TYUMEN


Meaning of TYUMEN in English

also spelled Tiumen, or T'umen ', city and administrative centre of Tyumen oblast (province), central Russia. The city lies in the southwestern part of the West Siberian Plain. It is situated on both banks of the Tura River at its crossing by the Trans-Siberian Railroad. Founded in 1586, it is the oldest Russian city in Siberia, located on the site of a Tatar town, Chingi-Tura, founded in the 14th century. A river port, it functions as a transshipment point. Its main industries are metalworking, engineering, shipbuilding, timber products, and chemicals. The city grew rapidly after the discovery of oil and gas farther to the north in Western Siberia. Pop. (1991 est.) 494,200. also spelled Tiumen, or T'umen ', oblast (province), central Russia, occupying an area of 554,100 square miles (1,435,200 square km) in the Ob-Irtysh Basin. In the extreme west the Ural Mountains attain 6,217 feet (1,895 m) in Mount Narodnaya, but the remainder of the oblast's huge area is a low, exceptionally flat plain, with innumerable lakes and very extensive swamps. The oblast stretches from tundra in the north, with its scanty vegetation of mosses and lichens and poor soils, through dense swamp forests, or taiga, of spruce, fir, pine, larch, and birch, to forest-steppe with birch in the south. More than 80 percent of the area is occupied by the Khanty-Mansi and Yamalo-Nenets autonomous okruga (qq.v.). Tyumen city is the administrative centre of the oblast.

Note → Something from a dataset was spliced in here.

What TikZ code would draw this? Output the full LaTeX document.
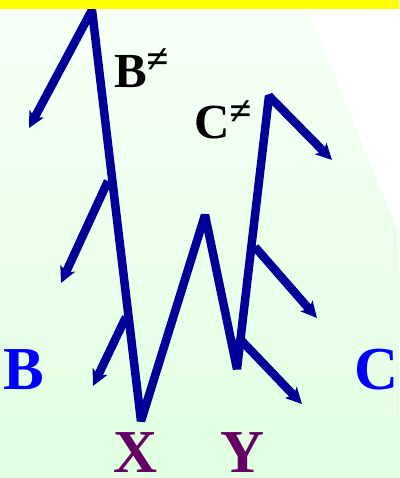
\documentclass[tikz,border=0pt]{standalone}
\usepackage{fontspec}
\setmainfont{Liberation Serif}
\usetikzlibrary{arrows.meta}
\definecolor{navy}{HTML}{000099}
\definecolor{lblue}{HTML}{0000FF}
\definecolor{purp}{HTML}{660066}
\definecolor{yel}{HTML}{FFFF00}
\newcommand{\neqsign}[1]{\raisebox{#1}{\fontsize{40}{40}\selectfont\itshape ≠}}
\begin{document}
\begin{tikzpicture}[x=1pt,y=-1pt,
  ln/.style={draw=navy,line width=8.5pt,line join=bevel},
  arr/.style={ln,-{Stealth[length=16pt,width=16pt,inset=4pt]}},
  lab/.style={inner sep=0pt,text depth=0pt,font=\bfseries\fontsize{61}{61}\selectfont},
  sub/.style={inner sep=0pt,text depth=0pt,text=black,font=\bfseries\fontsize{49}{49}\selectfont}]
\useasboundingbox (0,0) rectangle (399,478);
\shade[top color=green!3!white,bottom color=green!12!white] (0,0) rectangle (399,478);
\fill[white] (308,10) -- (399,10) -- (399,233) -- cycle;
% points
\coordinate (t1) at (29,128);
\coordinate (p1) at (92,10);
\coordinate (x) at (141,421);
\coordinate (p2) at (205,215);
\coordinate (y) at (237,369);
\coordinate (p3) at (269,96);
\coordinate (t2) at (332,160);
\coordinate (b1s) at (108,181);
\coordinate (b1t) at (61,283);
\coordinate (b2s) at (126,317);
\coordinate (b2t) at (93,386);
\coordinate (c1s) at (255,247);
\coordinate (c1t) at (317,318);
\coordinate (c2s) at (238,337);
\coordinate (c2t) at (302,404);
% lines
\draw[ln,{Stealth[length=16pt,width=16pt,inset=4pt]}-{Stealth[length=16pt,width=16pt,inset=4pt]}]
  (t1) -- (p1) -- (x) -- (p2) -- (y) -- (p3) -- (t2);
\draw[arr] (b1s) -- (b1t);
\draw[arr] (b2s) -- (b2t);
\draw[arr] (c1s) -- (c1t);
\draw[arr] (c2s) -- (c2t);
\fill[yel] (0,0) rectangle (399,9.5);
% labels
\node[sub,anchor=base west] (bn) at (114,88) {B\neqsign{15.5pt}};
\node[sub,anchor=base west] (cn) at (194,139) {C\neqsign{14pt}};
\node[lab,text=lblue,anchor=base west] (B) at (3,389) {B};
\node[lab,text=lblue,anchor=base west] (C) at (354,389) {C};
\node[lab,text=purp,anchor=base west] (X) at (113,472) {X};
\node[lab,text=purp,anchor=base west] (Y) at (220,472) {Y};
\end{tikzpicture}
\end{document}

Until the 1960s economic activity was confined to timber working, fur trapping, and reindeer herding, and communications were extremely sparse; only in the forest-steppe south was agriculture important. Major oil deposits were opened in the 1960s along the Ob, with Surgut and Nadym as the main centres. Towns and communications have developed as a result of increasing production. Pop. (1991 est.) 3,155,700.